Baba Nasır, AA muhabirine yaptığı açıklamada,”Koşullar çok zor. Açlık Gazze’yi kasıp kavuruyor. Evleri ve barınma merkezlerini kol geziyor, insanların hayatlarını büyük ölçüde tehdit ediyor.” ifadelerini kullandı.
Gazze’deki mevcut koşullarda çok az bulunabilen pirincin fiyatının bile inanılmaz derecede arttığına dikkati çeken Nasır, “Un ve ekmek kıtlığı nedeniyle şu anda Gazze’deki ana yemek sadece haşlanmış pirinç.” dedi.

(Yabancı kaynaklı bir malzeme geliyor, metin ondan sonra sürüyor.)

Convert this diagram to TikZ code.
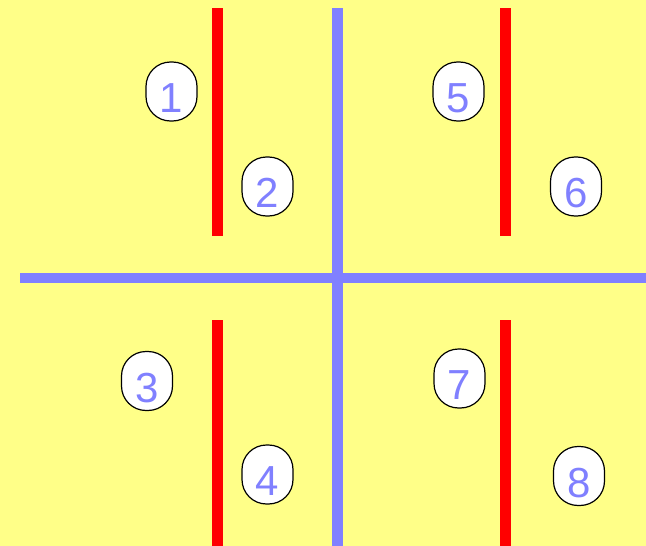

Nasır, çocukların sadece haşlanmış pirinç yemek istemediklerini ifade ederek zaman zaman çocukların açlıktan baş dönmesi yaşadıklarını anlattı.

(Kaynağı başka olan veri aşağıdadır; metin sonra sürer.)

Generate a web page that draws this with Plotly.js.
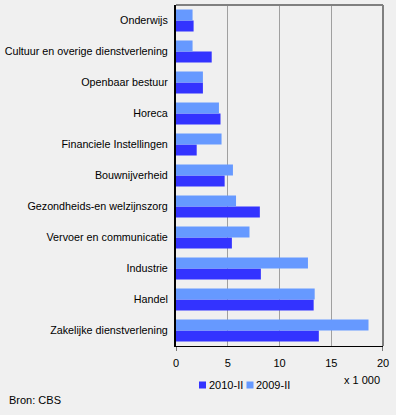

Gazze kentinin doğusundaki Şucaiyye Mahallesi’ndeki evini terk etmek zorunda bırakılan Filistinli Adil Muheysin de biraz gıda bulabilmek için her gün batı bölgelerine, sahil tarafındaki Er-Reşid Caddesi’ne gidiyor.
Muheysin, insani yardım yüklü kamyonların geleceği umuduyla gittiği caddeden çoğu zaman boş dönüyor.
Filistinli Muheysin, “Açlıktan ölmek üzere olan çocuklarıma bir lokma bulmak için çabalıyordum. Maalesef açlıklarını giderecek hiçbir şey bulamadım. Bu yüzden hayatımı riske atıp El-Bahr Caddesi’ne gidip, belki biraz yiyecek bulurum umuduyla güneyden gelen kamyonları beklemeye karar verdim.” dedi.
İsrail güçlerinin üzerlerine ateş açtığını ve yardım kamyonlarının uzun aralıklarla geldiğini ifade eden Muheysin, bu nedenle çoğu zaman hiçbir şey alamadan geri döndüğünü belirtti.
Filistinli baba, savaşın başından bu yana kapalı olan ve kapılarını yeniden açan, sınırlı miktarda ürün bulunan küçük bir dükkandan birkaç gün önce az miktarda pirinç ve makarna alabildiğini söyledi.
Çocukların beslenme ihtiyacını karşılamakta zorlandıklarını ifade eden Muheysin, “Durum böyle devam ederse çocuklarım açlıktan ölecek. Bir ayı aşkın süredir yediğimiz pirinç ve makarnalar piyasada çok az miktarda bulunuyor. Bu yemek bile çocukların beslenme ihtiyacını karşılamıyor.” diye konuştu.
Gazze’nin Er-Rimal Mahallesi sakinlerinden yaklaşık bir ay önce baba olan Hani Esat ise şu anda uygun mama bulmakta büyük zorluklar yaşıyor.
Esat, “Çocuğumun mamaya ihtiyacı var ve benim bunun için param yok. Param olsa bile uygun mamayı bulamayabilirim. Eşim uygun besin maddelerini tam olarak tüketemediği için emzirme yeterli olmuyor.” dedi.
İlk defa baba olduğuna dikkati çeken Esat, “İlk çocuğumu şu anda ciddi bir zayıflama sorunu yaşadığı için açlıktan kaybetmekten korkuyorum.” ifadelerini kullandı.
BM, 16 Ocak’ta İsrail’in yoğun saldırısı altındaki Gazze Şeridi’nde 2,2 milyon kişinin kıtlık tehlikesiyle karşı karşıya olduğu uyarısında bulunmuştu.
BM İnsani İşler Koordinasyon Ofisi (UNOCHA), Gazze’de mevcut gıda sıkıntısı nedeniyle yaşanan krize ilişkin açıklama yapmıştı.
Gazze’de 2,2 milyon kişinin kıtlık tehlikesiyle karşı karşıya olduğuna dikkat çekilen açıklamada, 378 bin kişinin Entegre Gıda Güvenliği Aşama Sınıflandırması (IPC) ölçeğine göre “felaket” olarak adlandırılan 5. seviye açlıkla yüz yüze olduğu belirtilmişti.
Açıklamada, 939 bin kişinin ise acil durum seviyesi olarak bilinen 4. derece açlıkla karşı karşıya olduğu kaydedilmişti.
1 MİLYON 900 BİN KİŞİ YERİNDEN OLDU
İsrail saldırıları nedeniyle Gazze’de 1 milyon 900 bin kişi yerinden edildi ve bunların büyük bir kısmı derme çatma çadırlardan oluşan kamplarda yaşıyor.
Tel Aviv yönetimi, Gazze’de “gıda sıkıntısı” olmadığını iddia etse de başta BM olmak üzere uluslararası kuruluşların raporları bölgede yaşanan açlığı gözler önüne seriyor.
İsrail’in insani yardımların girişine çıkardığı zorluklar ve engellemeler nedeniyle Gazze’ye gıda ve diğer ihtiyaç duyulan ürünler yeteri kadar ulaştırılamıyor.
İsrail’in 7 Ekim 2023’ten bu yana yoğun saldırılarına maruz kalan Gazze Şeridi, 2007’den beri İsrail’in kara, deniz ve havadan ablukası altında bulunuyor.